On home video there are a number of options, not that there’s anything that leaps out as anything other than a great monetary value. Speaking of which, there’s the 15-Movie Man Cave Sci-Fi Horror Pack Volume 1, which contains three discs and sells for $19.99. The set includes a totally, awesomely random collection of movies, such as Halloween: The Curse of Michael Myers, The Prophecy II, Hellraiser II: Hell on Earth, Dracula III: Legacy, Existenz, Children of the Corn 666: Isaac’s return, Darkness, War of the Worlds 2: The Next Wave, Monster, Live Animals, Paranormal Entity, Invasion of the Pod People, Howling IV: The Original Nightmare, The Apocalypse, and Mortuary. Notwithstanding the inclusion of a remarkably underrated David Cronenberg, the collection is full of few winners, but for $20, you can hardly go wrong with this three-disc marathon of odds and ends.

 

Next up is the “documentary” Below Ground: Demon Holocaust, in which a horror filmmaker chronicles a demon invasion in his hometown, and the friction that arises after a stripper, her abusive boyfriend, a religious man and his pregnant girlfriend find themselves holed up in the same location. At 76 minutes, this barely qualifies as a feature film, but there’s a certain kind of crass desperation in its concept that makes us intrigued. On the other hand, there’s The Disco Exorcist, a film which feels like it would play brilliantly as a trailer between real features in Grindhouse, but at feature length might test the limits of a viewer’s patience. Nevertheless, it’s got great box art, and we can’t resist that grindhouse “Coming Attractions” leader, so maybe watch it anyway.

 

 

Mother’s Day Evil is the next film that’s being released on home video this week, and the most noteworthy thing about it – at least as far as we can tell – is the fact that former Blur guitarist Graham Coxon did the score for the film. On the other hand, Headspace features the talents of Dee Wallace Stone, Udo Kier, Sean Young and William Atherton among others, although it sounds like a horror version of that Bradley Vooper film Limitless: a young man meets a mysterious stranger and somehow begins to get smarter, but his evolving intellect comes at a price when he realizes that the visions he’s having may be blackouts tat cover up heinous crimes. 

 

Finally, there’s a couple of knockoff home video releases intent on cashing in on the bustling market of history buffs who also like crappy monster mythologies: Witchslayer Gretl and Abraham Lincoln vs.

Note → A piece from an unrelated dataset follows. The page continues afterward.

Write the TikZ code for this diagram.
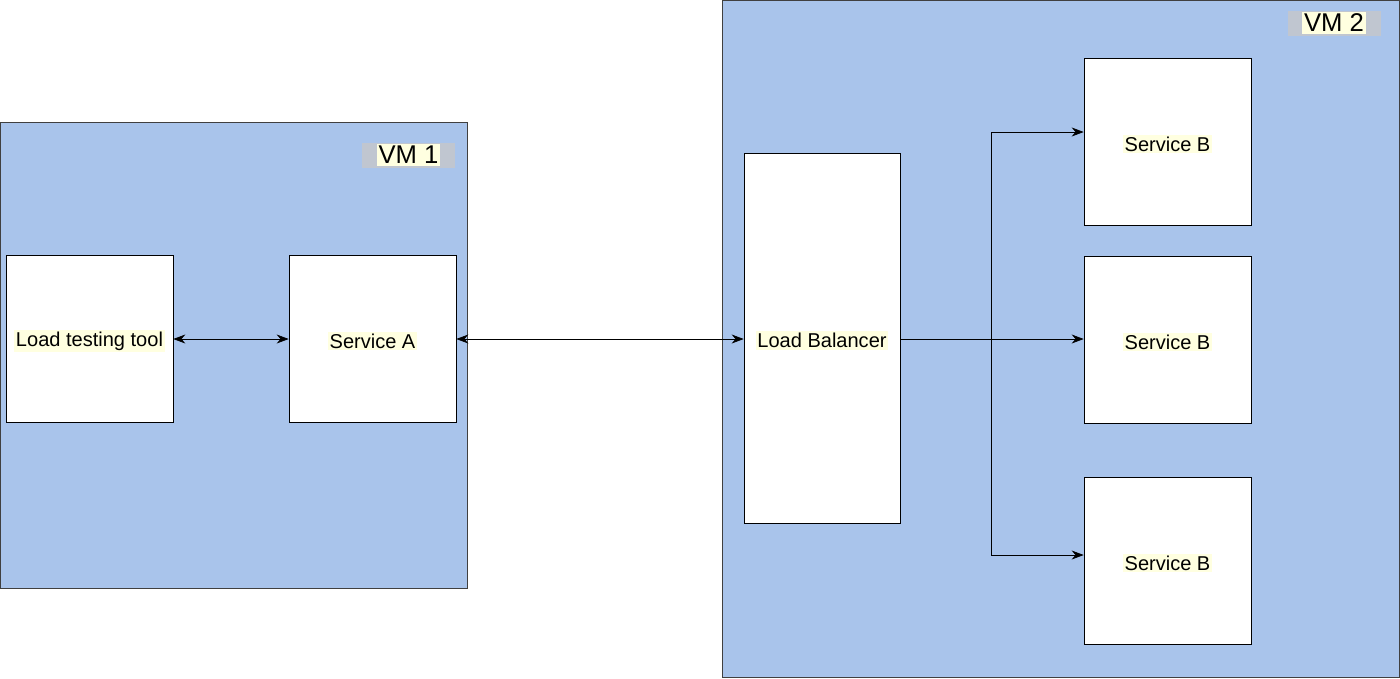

Zombies. In both case, they’re based on familiar stories – one fabulist and one historical – which were merged with superfluous but weirdly interesting monster tales. ALvZ is the Asylum film, which means it’s the “official” unofficial knockoff film, but Gretl features a performance by none other than Shannen Doherty, so it’s hardly slacking in the z-grade talent department.

 

Other than a pair of reissues of Blade films – which themselves scarcely count as real horror – that pretty much wraps it up for this week. Choose value of the monetary variety, or choose quality (though we’re not sure which of the films above constitutes “quality”), but stay scared!